**To be done**
Return, exactly as written, the run of lines that begins at the line containing "Recreate this image" and ends at the line containing "radius=862, y radius=817];". Nothing outside that run belongs in the answer.

## Begin

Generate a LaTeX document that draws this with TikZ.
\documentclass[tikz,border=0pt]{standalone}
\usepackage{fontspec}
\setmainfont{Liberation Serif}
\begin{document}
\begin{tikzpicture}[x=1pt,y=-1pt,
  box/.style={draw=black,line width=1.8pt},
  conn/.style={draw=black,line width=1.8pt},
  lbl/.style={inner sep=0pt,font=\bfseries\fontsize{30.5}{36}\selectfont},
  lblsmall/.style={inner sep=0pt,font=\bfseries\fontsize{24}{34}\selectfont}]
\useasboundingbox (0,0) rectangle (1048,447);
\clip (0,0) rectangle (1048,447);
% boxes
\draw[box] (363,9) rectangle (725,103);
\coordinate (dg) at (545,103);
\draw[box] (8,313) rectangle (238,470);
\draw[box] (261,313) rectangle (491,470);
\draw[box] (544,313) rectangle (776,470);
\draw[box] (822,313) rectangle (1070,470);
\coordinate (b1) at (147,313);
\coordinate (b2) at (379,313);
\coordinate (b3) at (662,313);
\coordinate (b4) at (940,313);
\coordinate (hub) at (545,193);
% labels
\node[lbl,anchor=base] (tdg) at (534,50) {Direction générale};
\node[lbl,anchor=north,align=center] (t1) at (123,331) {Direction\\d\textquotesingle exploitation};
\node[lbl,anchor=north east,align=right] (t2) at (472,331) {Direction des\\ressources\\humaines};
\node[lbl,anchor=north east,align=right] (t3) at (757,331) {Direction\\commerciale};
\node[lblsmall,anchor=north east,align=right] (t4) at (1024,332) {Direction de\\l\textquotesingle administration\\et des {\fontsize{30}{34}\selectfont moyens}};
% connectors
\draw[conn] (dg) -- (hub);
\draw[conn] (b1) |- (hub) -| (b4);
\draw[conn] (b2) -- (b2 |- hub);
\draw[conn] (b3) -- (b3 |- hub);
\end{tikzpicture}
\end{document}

## End
## Begin

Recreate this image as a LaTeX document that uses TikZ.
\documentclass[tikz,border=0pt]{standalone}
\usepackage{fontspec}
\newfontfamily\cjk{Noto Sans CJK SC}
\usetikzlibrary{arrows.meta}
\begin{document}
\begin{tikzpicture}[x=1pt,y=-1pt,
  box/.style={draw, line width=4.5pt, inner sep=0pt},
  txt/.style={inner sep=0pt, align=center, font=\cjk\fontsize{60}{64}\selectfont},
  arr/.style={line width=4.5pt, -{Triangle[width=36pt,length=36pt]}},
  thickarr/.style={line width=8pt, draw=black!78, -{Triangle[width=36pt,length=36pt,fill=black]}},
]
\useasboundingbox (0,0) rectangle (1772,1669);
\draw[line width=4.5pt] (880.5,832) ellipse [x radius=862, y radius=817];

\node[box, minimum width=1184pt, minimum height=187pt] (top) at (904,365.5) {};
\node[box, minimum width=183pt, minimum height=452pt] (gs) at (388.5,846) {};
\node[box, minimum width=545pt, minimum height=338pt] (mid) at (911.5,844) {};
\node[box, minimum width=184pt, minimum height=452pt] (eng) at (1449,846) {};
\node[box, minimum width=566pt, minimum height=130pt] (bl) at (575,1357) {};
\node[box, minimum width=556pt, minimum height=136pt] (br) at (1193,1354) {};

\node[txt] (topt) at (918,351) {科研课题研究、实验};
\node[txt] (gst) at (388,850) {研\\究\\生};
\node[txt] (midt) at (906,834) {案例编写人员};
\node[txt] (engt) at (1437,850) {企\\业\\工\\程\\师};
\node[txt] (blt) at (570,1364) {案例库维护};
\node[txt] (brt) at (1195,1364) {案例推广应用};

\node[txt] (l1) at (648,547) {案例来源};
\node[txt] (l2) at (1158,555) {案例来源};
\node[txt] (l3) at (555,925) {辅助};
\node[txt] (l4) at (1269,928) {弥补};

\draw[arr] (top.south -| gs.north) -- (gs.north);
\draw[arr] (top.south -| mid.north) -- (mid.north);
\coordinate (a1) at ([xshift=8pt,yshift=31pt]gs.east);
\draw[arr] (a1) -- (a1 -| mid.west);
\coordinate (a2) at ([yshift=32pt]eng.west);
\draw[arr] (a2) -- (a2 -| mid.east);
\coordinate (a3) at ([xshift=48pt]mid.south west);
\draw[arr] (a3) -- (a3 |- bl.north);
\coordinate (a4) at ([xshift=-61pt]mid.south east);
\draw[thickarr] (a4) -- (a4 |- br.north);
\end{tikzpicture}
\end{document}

## End
## Begin

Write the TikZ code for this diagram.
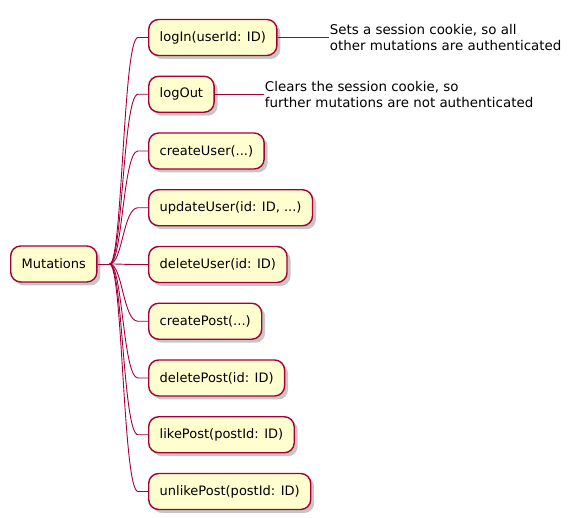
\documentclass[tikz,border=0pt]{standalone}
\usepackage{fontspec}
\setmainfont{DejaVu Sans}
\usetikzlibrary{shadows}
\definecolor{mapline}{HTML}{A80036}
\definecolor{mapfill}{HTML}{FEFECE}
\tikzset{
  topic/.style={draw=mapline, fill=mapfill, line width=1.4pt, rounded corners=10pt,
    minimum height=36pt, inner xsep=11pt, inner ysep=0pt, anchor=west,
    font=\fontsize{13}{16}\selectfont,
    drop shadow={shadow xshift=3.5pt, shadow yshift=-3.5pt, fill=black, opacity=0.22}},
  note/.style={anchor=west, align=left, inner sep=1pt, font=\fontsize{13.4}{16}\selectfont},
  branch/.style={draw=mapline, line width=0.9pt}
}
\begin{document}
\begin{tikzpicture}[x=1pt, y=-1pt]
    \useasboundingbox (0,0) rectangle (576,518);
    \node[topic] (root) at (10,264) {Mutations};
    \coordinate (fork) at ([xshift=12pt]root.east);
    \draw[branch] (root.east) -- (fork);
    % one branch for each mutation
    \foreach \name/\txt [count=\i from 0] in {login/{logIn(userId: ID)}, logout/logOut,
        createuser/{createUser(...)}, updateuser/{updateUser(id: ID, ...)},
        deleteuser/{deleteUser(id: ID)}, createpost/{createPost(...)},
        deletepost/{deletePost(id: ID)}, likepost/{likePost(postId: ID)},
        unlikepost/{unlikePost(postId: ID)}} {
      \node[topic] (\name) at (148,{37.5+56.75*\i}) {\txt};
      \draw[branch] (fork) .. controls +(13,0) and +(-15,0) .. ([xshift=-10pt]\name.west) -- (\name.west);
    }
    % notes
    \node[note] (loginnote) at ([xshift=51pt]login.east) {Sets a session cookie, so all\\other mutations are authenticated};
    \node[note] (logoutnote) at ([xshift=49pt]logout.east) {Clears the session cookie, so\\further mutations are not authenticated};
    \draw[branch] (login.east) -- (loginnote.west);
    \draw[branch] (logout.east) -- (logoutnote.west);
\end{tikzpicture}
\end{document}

## End

**Exercise output**
Recreate this image as a LaTeX document that uses TikZ.
\documentclass[tikz,border=0pt]{standalone}
\usepackage{fontspec}
\newfontfamily\cjk{Noto Sans CJK SC}
\usetikzlibrary{arrows.meta}
\begin{document}
\begin{tikzpicture}[x=1pt,y=-1pt,
  box/.style={draw, line width=4.5pt, inner sep=0pt},
  txt/.style={inner sep=0pt, align=center, font=\cjk\fontsize{60}{64}\selectfont},
  arr/.style={line width=4.5pt, -{Triangle[width=36pt,length=36pt]}},
  thickarr/.style={line width=8pt, draw=black!78, -{Triangle[width=36pt,length=36pt,fill=black]}},
]
\useasboundingbox (0,0) rectangle (1772,1669);
\draw[line width=4.5pt] (880.5,832) ellipse [x radius=862, y radius=817];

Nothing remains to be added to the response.